« Les marchés ne doivent pas surestimer les conséquences d’une escalade protectionniste »
« Les marchés ne doivent pas surestimer les conséquences d’une escalade protectionniste »
Par Didier Saint-Georges (Membre du comité d’investissement de Carmignac)
Les investisseurs ne doivent pas non plus sous-estimer la perspective d’une suprématie technologique de la Chine à moyen terme pointe, dans sa chronique pour « Le Monde », Didier Saint-Georges, membre du comité d’investissement de Carmignac.
Chez un courtier en Bourse à Jiujiang, dans la province de Jiangxi en Chine. | CHINA DAILY / REUTERS
L’escalade des enchères dans la partie de poker commercial que Donald Trump a récemment entamée avec la Chine inquiète les marchés. Car c’est un des atouts que confère au président américain son caractère imprévisible : il rend plausibles les menaces les plus outrées. Difficile de discerner avec confiance le bluff de la réalité dans une négociation, quand Donald Trump « fait tapis ».
Or une forte remontée effective des barrières tarifaires entre Chine et Etats-Unis signalerait une remise en cause frontale de vingt ans de progression du libre-échange. Largement de quoi rendre nerveux les investisseurs, habitués à puiser dans la globalisation de l’économie les sources d’un commerce international soutenu, de consommateurs actifs, et des marges industrielles robustes, favorables aux marchés actions.
Une donne favorable à Donald Trump
Le contexte actuel de négociations rend crédible l’hypothèse que Donald Trump juge aujourd’hui sa main très forte. D’abord l’argument selon lequel la Chine a davantage besoin des Etats-Unis que les Etats-Unis ont besoin de la Chine n’est bien sûr pas complètement faux. Et c’est même certainement parce que cela sera beaucoup moins vrai dans quelques années, la Chine sortant progressivement de son modèle mercantiliste historique, qu’il faut négocier maintenant.

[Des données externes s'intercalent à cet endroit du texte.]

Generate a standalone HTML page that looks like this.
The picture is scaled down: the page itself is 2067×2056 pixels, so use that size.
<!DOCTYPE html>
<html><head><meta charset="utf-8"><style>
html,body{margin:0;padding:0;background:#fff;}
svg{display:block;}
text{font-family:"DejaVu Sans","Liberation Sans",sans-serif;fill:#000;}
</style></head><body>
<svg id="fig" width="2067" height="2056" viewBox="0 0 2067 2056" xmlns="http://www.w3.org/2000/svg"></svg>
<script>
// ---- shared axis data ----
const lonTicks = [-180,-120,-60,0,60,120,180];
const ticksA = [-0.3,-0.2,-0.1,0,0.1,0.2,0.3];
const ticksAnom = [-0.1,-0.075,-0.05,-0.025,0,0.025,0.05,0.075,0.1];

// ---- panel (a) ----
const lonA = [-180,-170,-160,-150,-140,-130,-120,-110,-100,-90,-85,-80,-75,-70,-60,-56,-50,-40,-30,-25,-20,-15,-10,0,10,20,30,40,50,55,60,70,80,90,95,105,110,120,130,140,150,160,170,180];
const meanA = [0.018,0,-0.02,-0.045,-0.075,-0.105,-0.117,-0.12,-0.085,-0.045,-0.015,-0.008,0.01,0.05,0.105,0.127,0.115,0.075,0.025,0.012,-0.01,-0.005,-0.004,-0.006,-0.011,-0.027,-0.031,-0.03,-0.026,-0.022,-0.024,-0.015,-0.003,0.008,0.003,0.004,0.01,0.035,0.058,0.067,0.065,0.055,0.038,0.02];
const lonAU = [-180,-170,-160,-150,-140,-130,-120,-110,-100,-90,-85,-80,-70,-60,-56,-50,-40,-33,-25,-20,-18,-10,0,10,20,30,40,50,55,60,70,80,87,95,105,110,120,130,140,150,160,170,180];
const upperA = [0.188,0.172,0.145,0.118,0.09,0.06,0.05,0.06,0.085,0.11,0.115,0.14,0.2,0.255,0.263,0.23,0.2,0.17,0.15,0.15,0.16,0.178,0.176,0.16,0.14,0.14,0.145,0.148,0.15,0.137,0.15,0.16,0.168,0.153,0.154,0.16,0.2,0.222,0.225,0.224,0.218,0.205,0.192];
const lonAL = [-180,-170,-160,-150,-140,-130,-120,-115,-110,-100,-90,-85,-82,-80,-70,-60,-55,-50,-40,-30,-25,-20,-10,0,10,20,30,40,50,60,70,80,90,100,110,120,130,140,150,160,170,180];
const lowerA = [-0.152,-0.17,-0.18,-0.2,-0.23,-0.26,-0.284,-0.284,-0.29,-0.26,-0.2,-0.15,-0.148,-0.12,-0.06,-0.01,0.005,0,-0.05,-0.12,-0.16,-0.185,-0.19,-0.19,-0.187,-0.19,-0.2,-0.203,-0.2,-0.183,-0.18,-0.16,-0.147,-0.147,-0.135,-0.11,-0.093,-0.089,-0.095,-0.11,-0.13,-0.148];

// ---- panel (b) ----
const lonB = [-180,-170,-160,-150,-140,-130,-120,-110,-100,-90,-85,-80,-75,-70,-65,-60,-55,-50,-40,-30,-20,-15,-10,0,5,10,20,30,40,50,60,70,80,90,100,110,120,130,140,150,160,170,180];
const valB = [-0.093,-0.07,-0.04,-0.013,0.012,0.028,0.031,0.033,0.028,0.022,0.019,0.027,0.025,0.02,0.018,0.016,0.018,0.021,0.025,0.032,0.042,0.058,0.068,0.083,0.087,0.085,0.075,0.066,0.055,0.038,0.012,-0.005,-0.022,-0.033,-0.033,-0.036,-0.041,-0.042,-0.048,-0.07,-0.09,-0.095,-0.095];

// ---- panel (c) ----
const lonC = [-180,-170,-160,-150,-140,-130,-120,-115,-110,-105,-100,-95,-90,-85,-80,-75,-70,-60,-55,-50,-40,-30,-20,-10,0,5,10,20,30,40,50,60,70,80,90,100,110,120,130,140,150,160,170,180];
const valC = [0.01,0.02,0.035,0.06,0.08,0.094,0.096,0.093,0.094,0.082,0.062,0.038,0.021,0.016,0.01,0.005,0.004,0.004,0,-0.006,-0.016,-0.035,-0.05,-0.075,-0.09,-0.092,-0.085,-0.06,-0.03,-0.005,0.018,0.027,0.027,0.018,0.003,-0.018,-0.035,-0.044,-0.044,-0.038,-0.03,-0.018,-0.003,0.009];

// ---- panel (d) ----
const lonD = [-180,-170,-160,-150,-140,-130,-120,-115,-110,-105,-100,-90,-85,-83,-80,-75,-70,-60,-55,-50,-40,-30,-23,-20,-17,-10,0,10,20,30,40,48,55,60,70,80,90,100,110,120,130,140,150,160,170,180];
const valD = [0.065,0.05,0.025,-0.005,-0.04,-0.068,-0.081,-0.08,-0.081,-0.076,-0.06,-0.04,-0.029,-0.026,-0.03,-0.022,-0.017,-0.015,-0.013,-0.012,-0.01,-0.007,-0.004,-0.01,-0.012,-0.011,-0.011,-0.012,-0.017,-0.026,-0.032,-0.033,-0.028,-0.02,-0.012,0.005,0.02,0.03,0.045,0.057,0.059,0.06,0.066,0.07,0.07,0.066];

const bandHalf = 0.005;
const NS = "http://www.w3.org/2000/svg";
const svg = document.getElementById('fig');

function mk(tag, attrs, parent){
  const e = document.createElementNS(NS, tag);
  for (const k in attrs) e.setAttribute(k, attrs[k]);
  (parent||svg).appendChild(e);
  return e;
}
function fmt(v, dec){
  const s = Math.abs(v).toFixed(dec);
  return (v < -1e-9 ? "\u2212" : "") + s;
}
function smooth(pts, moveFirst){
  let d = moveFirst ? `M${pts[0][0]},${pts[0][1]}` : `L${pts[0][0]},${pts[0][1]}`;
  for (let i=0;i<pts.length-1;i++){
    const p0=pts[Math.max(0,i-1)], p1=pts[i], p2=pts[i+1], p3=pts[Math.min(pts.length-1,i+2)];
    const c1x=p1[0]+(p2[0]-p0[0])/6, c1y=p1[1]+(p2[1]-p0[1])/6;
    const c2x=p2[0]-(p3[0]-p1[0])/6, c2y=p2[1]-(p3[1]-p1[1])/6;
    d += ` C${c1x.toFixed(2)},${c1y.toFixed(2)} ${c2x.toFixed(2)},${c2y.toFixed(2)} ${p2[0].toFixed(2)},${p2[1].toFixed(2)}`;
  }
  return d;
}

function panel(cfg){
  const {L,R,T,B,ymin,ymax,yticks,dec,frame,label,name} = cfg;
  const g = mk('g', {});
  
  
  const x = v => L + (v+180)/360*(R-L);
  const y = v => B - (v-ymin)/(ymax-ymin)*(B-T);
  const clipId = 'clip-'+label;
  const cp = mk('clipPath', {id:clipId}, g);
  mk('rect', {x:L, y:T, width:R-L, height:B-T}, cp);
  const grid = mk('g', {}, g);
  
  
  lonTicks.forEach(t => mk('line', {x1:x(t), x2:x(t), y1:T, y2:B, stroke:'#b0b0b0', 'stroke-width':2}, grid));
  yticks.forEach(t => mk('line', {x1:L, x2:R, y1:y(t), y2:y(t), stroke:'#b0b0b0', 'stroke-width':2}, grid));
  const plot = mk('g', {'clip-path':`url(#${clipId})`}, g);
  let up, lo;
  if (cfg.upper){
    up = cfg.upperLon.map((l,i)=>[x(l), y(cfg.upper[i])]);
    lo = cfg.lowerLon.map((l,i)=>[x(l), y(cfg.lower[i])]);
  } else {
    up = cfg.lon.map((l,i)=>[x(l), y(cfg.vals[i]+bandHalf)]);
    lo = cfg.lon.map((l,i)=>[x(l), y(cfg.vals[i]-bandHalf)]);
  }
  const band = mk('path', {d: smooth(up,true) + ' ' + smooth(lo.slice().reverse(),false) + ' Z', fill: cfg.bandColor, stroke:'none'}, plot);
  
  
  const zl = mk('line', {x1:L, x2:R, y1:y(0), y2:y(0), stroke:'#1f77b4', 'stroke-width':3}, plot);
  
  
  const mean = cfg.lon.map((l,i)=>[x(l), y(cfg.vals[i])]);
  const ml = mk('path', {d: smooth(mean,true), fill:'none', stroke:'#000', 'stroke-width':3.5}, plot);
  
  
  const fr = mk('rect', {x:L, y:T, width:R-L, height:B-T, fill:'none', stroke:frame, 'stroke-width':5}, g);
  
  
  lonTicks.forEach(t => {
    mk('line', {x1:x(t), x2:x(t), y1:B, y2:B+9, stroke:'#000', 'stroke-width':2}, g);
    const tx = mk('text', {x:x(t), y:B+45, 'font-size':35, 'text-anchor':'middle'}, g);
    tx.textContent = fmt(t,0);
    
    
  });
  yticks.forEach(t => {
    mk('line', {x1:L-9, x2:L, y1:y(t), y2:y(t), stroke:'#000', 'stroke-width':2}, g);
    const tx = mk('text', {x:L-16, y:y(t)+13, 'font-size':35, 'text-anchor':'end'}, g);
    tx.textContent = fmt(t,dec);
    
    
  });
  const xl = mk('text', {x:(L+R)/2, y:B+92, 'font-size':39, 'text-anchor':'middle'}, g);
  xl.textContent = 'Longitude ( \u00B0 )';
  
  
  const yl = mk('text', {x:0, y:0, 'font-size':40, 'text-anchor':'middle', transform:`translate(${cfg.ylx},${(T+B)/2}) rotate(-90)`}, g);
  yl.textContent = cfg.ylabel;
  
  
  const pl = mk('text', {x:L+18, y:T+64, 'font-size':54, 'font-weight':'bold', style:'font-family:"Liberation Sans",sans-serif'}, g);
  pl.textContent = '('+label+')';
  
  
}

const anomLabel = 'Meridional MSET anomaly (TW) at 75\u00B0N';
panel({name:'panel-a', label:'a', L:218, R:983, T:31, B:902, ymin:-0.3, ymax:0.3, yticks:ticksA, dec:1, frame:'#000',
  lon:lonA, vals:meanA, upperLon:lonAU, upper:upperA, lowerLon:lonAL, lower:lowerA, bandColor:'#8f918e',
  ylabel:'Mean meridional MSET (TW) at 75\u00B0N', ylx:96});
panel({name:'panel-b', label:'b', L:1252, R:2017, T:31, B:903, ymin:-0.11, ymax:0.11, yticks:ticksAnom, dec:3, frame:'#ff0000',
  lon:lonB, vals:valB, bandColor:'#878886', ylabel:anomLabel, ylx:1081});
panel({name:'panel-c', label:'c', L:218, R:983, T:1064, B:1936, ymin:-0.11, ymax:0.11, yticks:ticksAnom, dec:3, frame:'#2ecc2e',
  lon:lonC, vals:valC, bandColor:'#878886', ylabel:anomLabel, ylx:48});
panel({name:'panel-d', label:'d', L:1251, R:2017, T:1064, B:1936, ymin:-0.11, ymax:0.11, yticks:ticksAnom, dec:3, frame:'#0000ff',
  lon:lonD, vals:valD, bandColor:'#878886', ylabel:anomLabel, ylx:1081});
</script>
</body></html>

Ensuite, les capacités de rétorsions de la Chine sont importantes, mais ses propres marges de manœuvre sont en réalité relativement limitées.
Par exemple les agriculteurs américains souffriraient certes d’une forte baisse des exportations de graines de soja, mais comme ils représentent aujourd’hui plus du tiers des approvisionnements chinois, la possibilité pour le Brésil ou l’Argentine de constituer un substitut pour de telles quantités est en réalité relativement limitée. Même chose pour les avions : la possibilité de se tourner rapidement et significativement vers Airbus pour se passer des avions livrés par Boeing est assez théorique.
Enfin, l’épreuve de force avec la Chine est l’un des rares sujets sur lesquels l’opinion publique américaine est assez majoritairement alignée derrière Trump. Depuis son entrée dans l’Organisation mondiale du commerce (OMC) en 2001, la Chine a progressivement réduit l’ampleur de son dispositif protectionniste, mais il est difficile de contester qu’on est encore loin du compte.
Donald Trump a en grande partie été élu par les salariés américains qui se considèrent victimes de la mondialisation, dont la Chine constitue le symbole conquérant. D’ailleurs les dirigeants chinois ne sont pas aveugles à cette pression croissante, et c’est dans ce contexte qu’au sommet de Davos en janvier, l’actuel vice-premier ministre Liu He évoquait l’accélération de la politique d’ouverture commerciale. Au chapitre de la propriété industrielle, il annonçait déjà qu’une prochaine étape dans l’ouverture économique de la Chine inclurait bientôt l’autorisation pour les entreprises étrangères d’être majoritaires dans les joint-ventures chinoises.
Il est donc rationnel que Trump juge sa main suffisamment forte aujourd’hui pour tenter de forcer la cadence, et remporte ainsi cette partie, fût-ce à l’issue d’enchères houleuses.
Un train peut en cacher un autre
Cette éventuelle victoire à court terme, outre qu’elle devra passer par l’aménagement d’une porte de sortie honorable pour la Chine, présente néanmoins le risque d’une défaite beaucoup plus décisive à long terme. Car si la Chine plie, ce sera aussi parce qu’il est plus important pour elle de se concentrer sur ses projets Made in China 2025 et IA 2030, qui visent la supériorité technologique de la Chine, et nécessitent pour leur réalisation un contexte général paisible.
Les dépenses de la Chine en recherche & développement (R&D) surpassent déjà aujourd’hui celles des Etats-Unis. La Chine ambitionne très concrètement de détrôner le leadership économique américain global en remportant la guerre de l’innovation. Cela vaut bien quelques efforts de rééquilibrage commercial immédiat.
Les marchés ont donc peut-être tort de surestimer les conséquences d’une escalade protectionniste à court terme, mais davantage encore de sous-estimer la perspective d’une suprématie technologique de la Chine à moyen terme, y compris à l’égard de l’Europe.